In the days leading up to the summit the Commission had reportedly threatened to “sabotage” Hungary’s economy if it didn’t agree.
Hungary was also offered concessions, in the form of an opportunity to veto the Ukraine Facility next year, if Ukraine fails to live up to its conditions.
Those included upholding “effective democratic mechanisms”, such as multi-party parliamentary democracy, the rule of law and respect for minorities.
A 150,000-strong Hungarian minority had become a point of friction between Ukraine and Hungary in 2017 and 2019, when Ukraine passed laws forbidding the teaching of minority languages in schools and their use in local government.
“It was of course directed against the Russian language but… all minorities suffered,” Eastern Europe expert at the University of Helsinki Katalin Miklossy told Al Jazeera.
“Ukraine in 2023 backed off the minority laws as a favour to Hungary, to facilitate its application to the EU… they reframed the law so that it was again possible to study minority rights in schools,” said Miklossy.
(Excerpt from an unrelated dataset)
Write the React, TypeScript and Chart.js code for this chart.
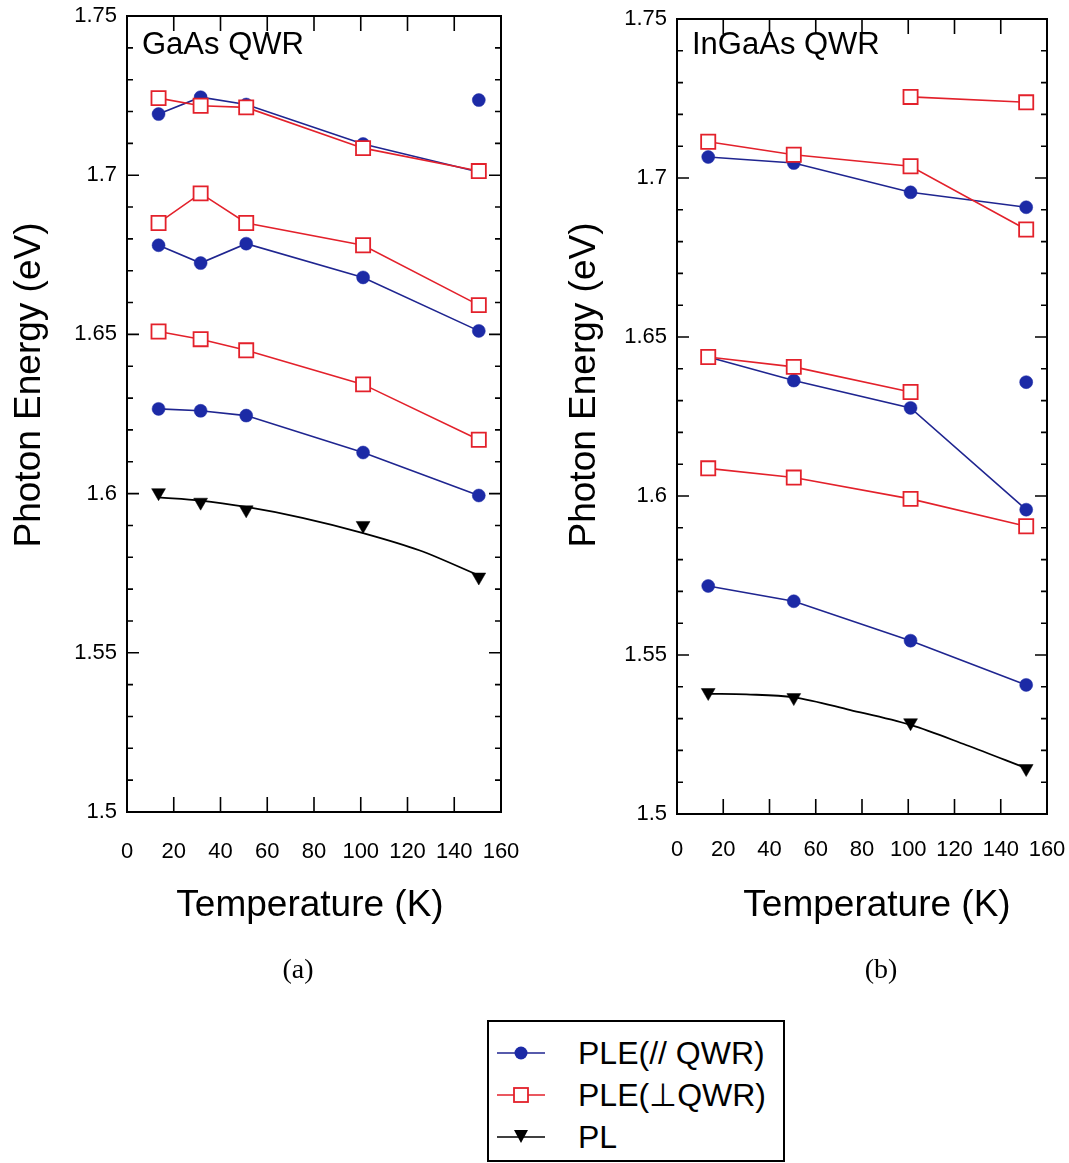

Romania also protested against the laws, because it has a minority of slightly over 100,000 in Ukraine. But Romania’s overall reaction to Ukraine has been entirely different to Hungary’s. It has been a major export route for Ukrainian grain, both by sea and through the Danube River. Whereas Hungary has refused to contribute weapons to Ukraine or to allow them to pass through its territory, Romania has sent weapons to Ukraine and been a conduit.
Hungary has been a fly in the ointment of EU foreign policy before. In early 2003, shortly after it secured EU membership, it sided with the US administration of George W Bush to back the Second Gulf War, against the EU consensus at the time. Poland and the Czech Republic did the same, but they have fully backed EU and US policy in Ukraine.
Individual EU members retain the right to veto budgetary and foreign policy decisions, which require unanimity. Attempts to introduce qualified majority voting for them failed at an EU summit in 2002, and in French and Dutch referenda in 2005.